▶ [Directions]:
Copy out the listing in full, exactly as written, but not its pictures.
:: Available data ::
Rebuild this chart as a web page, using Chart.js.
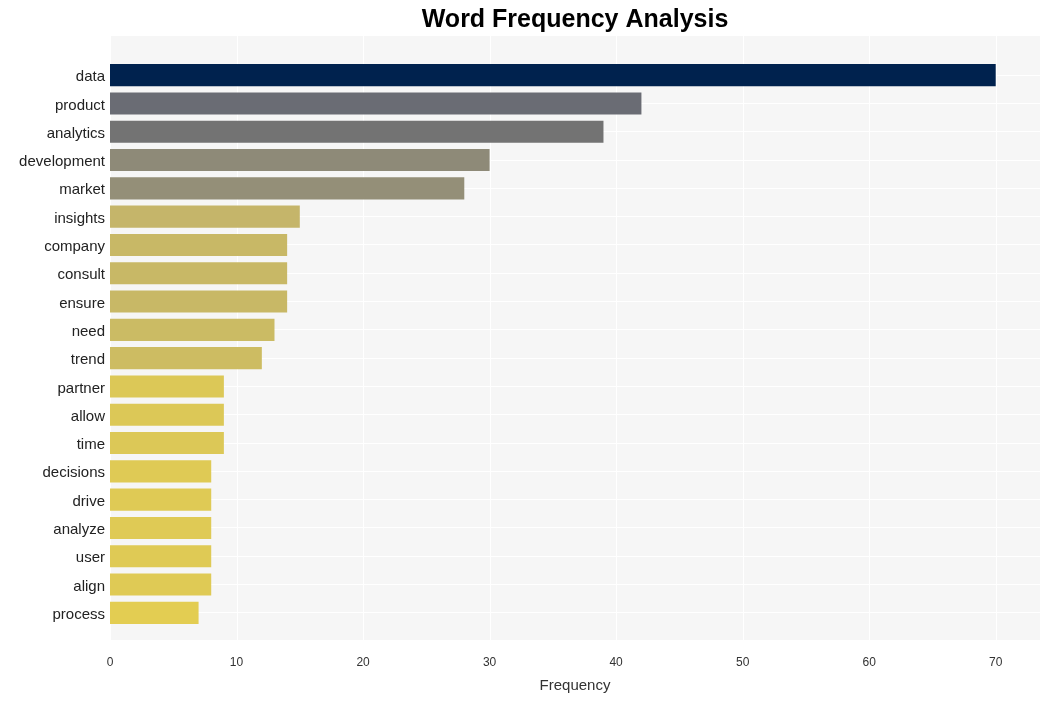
<!DOCTYPE html>
<html>
<head>
<meta charset="utf-8">
<script src="https://cdn.jsdelivr.net/npm/chart.js@4/dist/chart.umd.min.js"></script>
<style>
  html, body { margin: 0; padding: 0; background: #fff; }
  #wrap { width: 1050px; height: 701px; }
</style>
</head>
<body>
<div id="wrap"><canvas id="freqChart"></canvas></div>
<script>
const palavras = ['data', 'product', 'analytics', 'development', 'market', 'insights', 'company', 'consult', 'ensure', 'need',
    'trend', 'partner', 'allow', 'time', 'decisions', 'drive', 'analyze', 'user', 'align', 'process'];
const frequencias = [70, 42, 39, 30, 28, 15, 14, 14, 14, 13, 12, 9, 9, 9, 8, 8, 8, 8, 8, 7];
const cores = ['#00224e', '#6a6c74', '#737373', '#8e8a78', '#948f78', '#c5b56a', '#c8b866', '#c8b866', '#c8b866', '#cbbb64',
    '#cdbc62', '#dcc857', '#dcc857', '#dcc857', '#dfca55', '#dfca55', '#dfca55', '#dfca55', '#dfca55', '#e3cd52'];
const ticksX = [0, 10, 20, 30, 40, 50, 60, 70];
const titulo = 'Word Frequency Analysis';

// fundo do painel um pouco maior que a area das barras + titulo centrado no painel
const fundoPainel = {
    id: 'fundoPainel',
    beforeDraw(chart) {
        const { ctx, chartArea, scales } = chart;
        const topo = chartArea.top - 25;
        const base = chartArea.bottom + 13;
        ctx.save();
        ctx.fillStyle = '#f6f6f6';
        ctx.fillRect(chartArea.left, topo, chartArea.right - chartArea.left, base - topo);
        ctx.strokeStyle = '#ffffff';
        ctx.lineWidth = 1;
        ticksX.forEach(v => {
            const x = Math.round(scales.x.getPixelForValue(v)) + 0.5;
            ctx.beginPath();
            ctx.moveTo(x, topo);
            ctx.lineTo(x, base);
            ctx.stroke();
        });
        ctx.restore();
    },
    afterDraw(chart) {
        const { ctx, chartArea } = chart;
        ctx.save();
        ctx.fillStyle = '#000';
        ctx.font = 'bold 25px "Liberation Sans"';
        ctx.textAlign = 'center';
        ctx.textBaseline = 'middle';
        ctx.fillText(titulo, (chartArea.left + chartArea.right) / 2, 20);
        ctx.restore();
    }
};

new Chart(document.getElementById('freqChart'), {
    type: 'bar',
    data: {
        labels: palavras,
        datasets: [{
            data: frequencias,
            backgroundColor: cores,
            barPercentage: 0.78,
            categoryPercentage: 1
        }]
    },
    options: {
        indexAxis: 'y',
        responsive: true,
        maintainAspectRatio: false,
        animation: false,
        layout: { padding: { left: 0, right: 10, top: 61, bottom: 6 } },
        plugins: {
            legend: { display: false },
            tooltip: { enabled: false },
            title: { display: false }
        },
        scales: {
            x: {
                type: 'linear',
                min: 0,
                max: 73.5,
                border: { display: false },
                grid: { display: false, drawTicks: false },
                ticks: {
                    stepSize: 10,
                    includeBounds: false,
                    padding: 28,
                    color: '#333',
                    font: { family: 'Liberation Sans', size: 12 }
                },
                title: {
                    display: true,
                    text: 'Frequency',
                    color: '#333',
                    font: { family: 'Liberation Sans', size: 15 },
                    padding: { top: 4, bottom: 0 }
                },
                afterFit(scale) { scale.height = 68; }
            },
            y: {
                border: { display: false },
                grid: { color: '#ffffff', offset: false, drawTicks: false },
                ticks: {
                    padding: 5,
                    labelOffset: 2,
                    color: '#222',
                    font: { family: 'Liberation Sans', size: 15 }
                },
                afterFit(scale) { scale.width = 110; }
            }
        }
    },
    plugins: [fundoPainel]
});
</script>
</body>
</html>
:::
▶ [Task answer]:
Rebuild this chart as a web page, using Chart.js.
<!DOCTYPE html>
<html>
<head>
<meta charset="utf-8">
<script src="https://cdn.jsdelivr.net/npm/chart.js@4/dist/chart.umd.min.js"></script>
<style>
  html, body { margin: 0; padding: 0; background: #fff; }
  #wrap { width: 1050px; height: 701px; }
</style>
</head>
<body>
<div id="wrap"><canvas id="freqChart"></canvas></div>
<script>
const palavras = ['data', 'product', 'analytics', 'development', 'market', 'insights', 'company', 'consult', 'ensure', 'need',
    'trend', 'partner', 'allow', 'time', 'decisions', 'drive', 'analyze', 'user', 'align', 'process'];
const frequencias = [70, 42, 39, 30, 28, 15, 14, 14, 14, 13, 12, 9, 9, 9, 8, 8, 8, 8, 8, 7];
const cores = ['#00224e', '#6a6c74', '#737373', '#8e8a78', '#948f78', '#c5b56a', '#c8b866', '#c8b866', '#c8b866', '#cbbb64',
    '#cdbc62', '#dcc857', '#dcc857', '#dcc857', '#dfca55', '#dfca55', '#dfca55', '#dfca55', '#dfca55', '#e3cd52'];
const ticksX = [0, 10, 20, 30, 40, 50, 60, 70];
const titulo = 'Word Frequency Analysis';

// fundo do painel um pouco maior que a area das barras + titulo centrado no painel
const fundoPainel = {
    id: 'fundoPainel',
    beforeDraw(chart) {
        const { ctx, chartArea, scales } = chart;
        const topo = chartArea.top - 25;
        const base = chartArea.bottom + 13;
        ctx.save();
        ctx.fillStyle = '#f6f6f6';
        ctx.fillRect(chartArea.left, topo, chartArea.right - chartArea.left, base - topo);
        ctx.strokeStyle = '#ffffff';
        ctx.lineWidth = 1;
        ticksX.forEach(v => {
            const x = Math.round(scales.x.getPixelForValue(v)) + 0.5;
            ctx.beginPath();
            ctx.moveTo(x, topo);
            ctx.lineTo(x, base);
            ctx.stroke();
        });
        ctx.restore();
    },
    afterDraw(chart) {
        const { ctx, chartArea } = chart;
        ctx.save();
        ctx.fillStyle = '#000';
        ctx.font = 'bold 25px "Liberation Sans"';
        ctx.textAlign = 'center';
        ctx.textBaseline = 'middle';
        ctx.fillText(titulo, (chartArea.left + chartArea.right) / 2, 20);
        ctx.restore();
    }
};

new Chart(document.getElementById('freqChart'), {
    type: 'bar',
    data: {
        labels: palavras,
        datasets: [{
            data: frequencias,
            backgroundColor: cores,
            barPercentage: 0.78,
            categoryPercentage: 1
        }]
    },
    options: {
        indexAxis: 'y',
        responsive: true,
        maintainAspectRatio: false,
        animation: false,
        layout: { padding: { left: 0, right: 10, top: 61, bottom: 6 } },
        plugins: {
            legend: { display: false },
            tooltip: { enabled: false },
            title: { display: false }
        },
        scales: {
            x: {
                type: 'linear',
                min: 0,
                max: 73.5,
                border: { display: false },
                grid: { display: false, drawTicks: false },
                ticks: {
                    stepSize: 10,
                    includeBounds: false,
                    padding: 28,
                    color: '#333',
                    font: { family: 'Liberation Sans', size: 12 }
                },
                title: {
                    display: true,
                    text: 'Frequency',
                    color: '#333',
                    font: { family: 'Liberation Sans', size: 15 },
                    padding: { top: 4, bottom: 0 }
                },
                afterFit(scale) { scale.height = 68; }
            },
            y: {
                border: { display: false },
                grid: { color: '#ffffff', offset: false, drawTicks: false },
                ticks: {
                    padding: 5,
                    labelOffset: 2,
                    color: '#222',
                    font: { family: 'Liberation Sans', size: 15 }
                },
                afterFit(scale) { scale.width = 110; }
            }
        }
    },
    plugins: [fundoPainel]
});
</script>
</body>
</html>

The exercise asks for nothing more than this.